>> START EXCERPTED DATA

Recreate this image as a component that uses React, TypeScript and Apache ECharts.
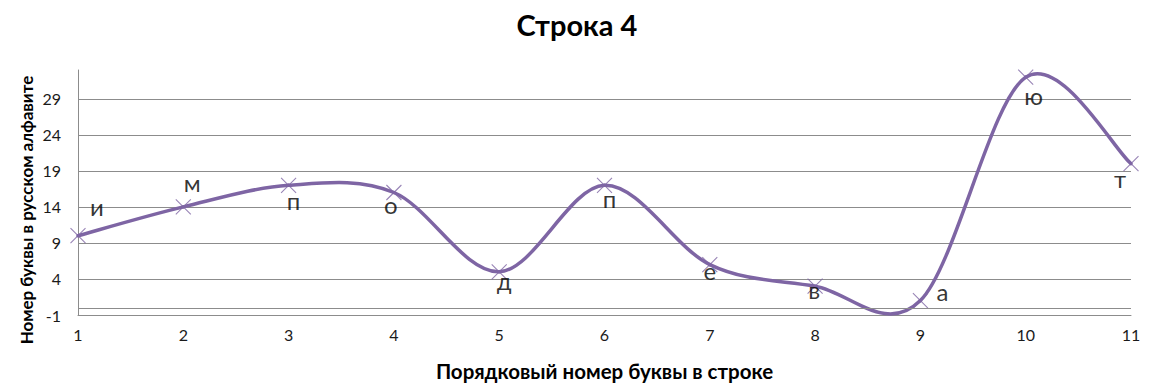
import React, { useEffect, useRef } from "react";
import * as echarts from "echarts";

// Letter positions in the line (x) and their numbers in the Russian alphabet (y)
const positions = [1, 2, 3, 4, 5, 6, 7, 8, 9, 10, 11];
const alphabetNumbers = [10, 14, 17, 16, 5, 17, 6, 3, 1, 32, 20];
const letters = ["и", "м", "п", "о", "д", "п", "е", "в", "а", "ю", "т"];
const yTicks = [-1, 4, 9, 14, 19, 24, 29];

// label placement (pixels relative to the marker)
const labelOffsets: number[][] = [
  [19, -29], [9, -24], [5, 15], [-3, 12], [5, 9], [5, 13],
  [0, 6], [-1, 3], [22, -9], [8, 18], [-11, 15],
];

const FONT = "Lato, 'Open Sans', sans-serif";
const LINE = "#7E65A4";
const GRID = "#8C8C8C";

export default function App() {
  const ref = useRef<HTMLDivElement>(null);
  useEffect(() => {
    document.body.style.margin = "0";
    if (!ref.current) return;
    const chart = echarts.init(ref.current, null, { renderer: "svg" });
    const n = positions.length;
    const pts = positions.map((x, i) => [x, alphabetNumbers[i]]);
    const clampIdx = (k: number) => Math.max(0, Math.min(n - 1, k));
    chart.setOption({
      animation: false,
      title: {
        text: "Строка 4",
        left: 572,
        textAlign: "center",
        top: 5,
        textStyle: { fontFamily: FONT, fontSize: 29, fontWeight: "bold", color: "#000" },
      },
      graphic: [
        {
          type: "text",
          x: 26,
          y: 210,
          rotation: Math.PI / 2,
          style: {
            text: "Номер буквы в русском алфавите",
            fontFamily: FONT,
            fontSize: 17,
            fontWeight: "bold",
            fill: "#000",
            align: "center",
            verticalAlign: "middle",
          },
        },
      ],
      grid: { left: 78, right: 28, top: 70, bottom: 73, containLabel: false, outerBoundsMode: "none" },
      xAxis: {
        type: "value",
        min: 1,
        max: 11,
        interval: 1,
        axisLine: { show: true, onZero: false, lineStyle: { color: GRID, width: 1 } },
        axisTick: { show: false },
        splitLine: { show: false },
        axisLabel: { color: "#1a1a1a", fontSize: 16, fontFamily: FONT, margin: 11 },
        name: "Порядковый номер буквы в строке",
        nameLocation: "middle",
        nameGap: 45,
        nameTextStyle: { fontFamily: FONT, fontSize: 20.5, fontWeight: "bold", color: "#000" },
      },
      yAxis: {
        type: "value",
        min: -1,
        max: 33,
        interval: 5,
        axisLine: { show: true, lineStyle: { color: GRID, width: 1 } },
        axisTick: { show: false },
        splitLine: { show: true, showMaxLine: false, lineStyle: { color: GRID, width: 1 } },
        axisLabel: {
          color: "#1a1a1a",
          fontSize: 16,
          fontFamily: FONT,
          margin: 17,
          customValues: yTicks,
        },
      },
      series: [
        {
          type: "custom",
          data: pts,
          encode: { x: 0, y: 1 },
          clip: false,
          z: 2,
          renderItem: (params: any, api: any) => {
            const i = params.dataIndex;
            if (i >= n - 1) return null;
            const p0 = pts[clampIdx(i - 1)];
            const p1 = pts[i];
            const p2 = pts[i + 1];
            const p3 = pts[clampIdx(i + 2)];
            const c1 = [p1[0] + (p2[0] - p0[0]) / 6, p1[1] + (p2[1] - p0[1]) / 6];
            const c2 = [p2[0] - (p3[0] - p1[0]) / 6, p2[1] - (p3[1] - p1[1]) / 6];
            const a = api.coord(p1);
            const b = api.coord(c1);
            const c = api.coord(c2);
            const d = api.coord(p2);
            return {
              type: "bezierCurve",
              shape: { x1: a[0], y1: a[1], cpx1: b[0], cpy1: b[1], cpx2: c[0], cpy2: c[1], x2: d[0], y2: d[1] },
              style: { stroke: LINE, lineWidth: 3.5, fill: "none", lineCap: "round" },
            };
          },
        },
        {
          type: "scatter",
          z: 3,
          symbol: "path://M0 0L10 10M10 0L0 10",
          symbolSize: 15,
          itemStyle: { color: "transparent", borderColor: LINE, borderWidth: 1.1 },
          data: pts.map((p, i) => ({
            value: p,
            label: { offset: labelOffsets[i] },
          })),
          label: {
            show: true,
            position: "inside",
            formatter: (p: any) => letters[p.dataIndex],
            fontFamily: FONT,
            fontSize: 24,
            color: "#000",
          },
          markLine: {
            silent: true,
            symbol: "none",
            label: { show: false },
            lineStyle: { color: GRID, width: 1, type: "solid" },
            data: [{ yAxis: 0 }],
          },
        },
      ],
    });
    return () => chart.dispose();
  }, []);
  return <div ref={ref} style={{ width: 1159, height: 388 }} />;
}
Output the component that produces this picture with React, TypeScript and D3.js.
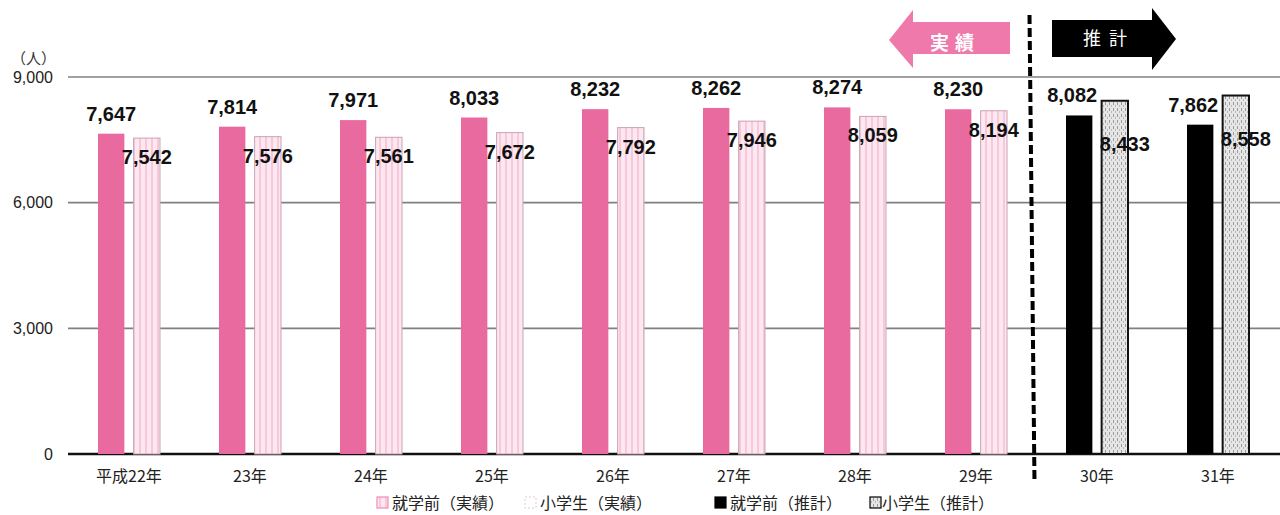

>> END EXCERPTED DATA

▶ _EXERCISE AIM_: Your copy should match the records word for word, with the pictures removed.

▶ _WRITTEN RESPONSE_:
Recreate this image as a component that uses React, TypeScript and Apache ECharts.
import React, { useEffect, useRef } from "react";
import * as echarts from "echarts";

// Letter positions in the line (x) and their numbers in the Russian alphabet (y)
const positions = [1, 2, 3, 4, 5, 6, 7, 8, 9, 10, 11];
const alphabetNumbers = [10, 14, 17, 16, 5, 17, 6, 3, 1, 32, 20];
const letters = ["и", "м", "п", "о", "д", "п", "е", "в", "а", "ю", "т"];
const yTicks = [-1, 4, 9, 14, 19, 24, 29];

// label placement (pixels relative to the marker)
const labelOffsets: number[][] = [
  [19, -29], [9, -24], [5, 15], [-3, 12], [5, 9], [5, 13],
  [0, 6], [-1, 3], [22, -9], [8, 18], [-11, 15],
];

const FONT = "Lato, 'Open Sans', sans-serif";
const LINE = "#7E65A4";
const GRID = "#8C8C8C";

export default function App() {
  const ref = useRef<HTMLDivElement>(null);
  useEffect(() => {
    document.body.style.margin = "0";
    if (!ref.current) return;
    const chart = echarts.init(ref.current, null, { renderer: "svg" });
    const n = positions.length;
    const pts = positions.map((x, i) => [x, alphabetNumbers[i]]);
    const clampIdx = (k: number) => Math.max(0, Math.min(n - 1, k));
    chart.setOption({
      animation: false,
      title: {
        text: "Строка 4",
        left: 572,
        textAlign: "center",
        top: 5,
        textStyle: { fontFamily: FONT, fontSize: 29, fontWeight: "bold", color: "#000" },
      },
      graphic: [
        {
          type: "text",
          x: 26,
          y: 210,
          rotation: Math.PI / 2,
          style: {
            text: "Номер буквы в русском алфавите",
            fontFamily: FONT,
            fontSize: 17,
            fontWeight: "bold",
            fill: "#000",
            align: "center",
            verticalAlign: "middle",
          },
        },
      ],
      grid: { left: 78, right: 28, top: 70, bottom: 73, containLabel: false, outerBoundsMode: "none" },
      xAxis: {
        type: "value",
        min: 1,
        max: 11,
        interval: 1,
        axisLine: { show: true, onZero: false, lineStyle: { color: GRID, width: 1 } },
        axisTick: { show: false },
        splitLine: { show: false },
        axisLabel: { color: "#1a1a1a", fontSize: 16, fontFamily: FONT, margin: 11 },
        name: "Порядковый номер буквы в строке",
        nameLocation: "middle",
        nameGap: 45,
        nameTextStyle: { fontFamily: FONT, fontSize: 20.5, fontWeight: "bold", color: "#000" },
      },
      yAxis: {
        type: "value",
        min: -1,
        max: 33,
        interval: 5,
        axisLine: { show: true, lineStyle: { color: GRID, width: 1 } },
        axisTick: { show: false },
        splitLine: { show: true, showMaxLine: false, lineStyle: { color: GRID, width: 1 } },
        axisLabel: {
          color: "#1a1a1a",
          fontSize: 16,
          fontFamily: FONT,
          margin: 17,
          customValues: yTicks,
        },
      },
      series: [
        {
          type: "custom",
          data: pts,
          encode: { x: 0, y: 1 },
          clip: false,
          z: 2,
          renderItem: (params: any, api: any) => {
            const i = params.dataIndex;
            if (i >= n - 1) return null;
            const p0 = pts[clampIdx(i - 1)];
            const p1 = pts[i];
            const p2 = pts[i + 1];
            const p3 = pts[clampIdx(i + 2)];
            const c1 = [p1[0] + (p2[0] - p0[0]) / 6, p1[1] + (p2[1] - p0[1]) / 6];
            const c2 = [p2[0] - (p3[0] - p1[0]) / 6, p2[1] - (p3[1] - p1[1]) / 6];
            const a = api.coord(p1);
            const b = api.coord(c1);
            const c = api.coord(c2);
            const d = api.coord(p2);
            return {
              type: "bezierCurve",
              shape: { x1: a[0], y1: a[1], cpx1: b[0], cpy1: b[1], cpx2: c[0], cpy2: c[1], x2: d[0], y2: d[1] },
              style: { stroke: LINE, lineWidth: 3.5, fill: "none", lineCap: "round" },
            };
          },
        },
        {
          type: "scatter",
          z: 3,
          symbol: "path://M0 0L10 10M10 0L0 10",
          symbolSize: 15,
          itemStyle: { color: "transparent", borderColor: LINE, borderWidth: 1.1 },
          data: pts.map((p, i) => ({
            value: p,
            label: { offset: labelOffsets[i] },
          })),
          label: {
            show: true,
            position: "inside",
            formatter: (p: any) => letters[p.dataIndex],
            fontFamily: FONT,
            fontSize: 24,
            color: "#000",
          },
          markLine: {
            silent: true,
            symbol: "none",
            label: { show: false },
            lineStyle: { color: GRID, width: 1, type: "solid" },
            data: [{ yAxis: 0 }],
          },
        },
      ],
    });
    return () => chart.dispose();
  }, []);
  return <div ref={ref} style={{ width: 1159, height: 388 }} />;
}
Output the component that produces this picture with React, TypeScript and D3.js.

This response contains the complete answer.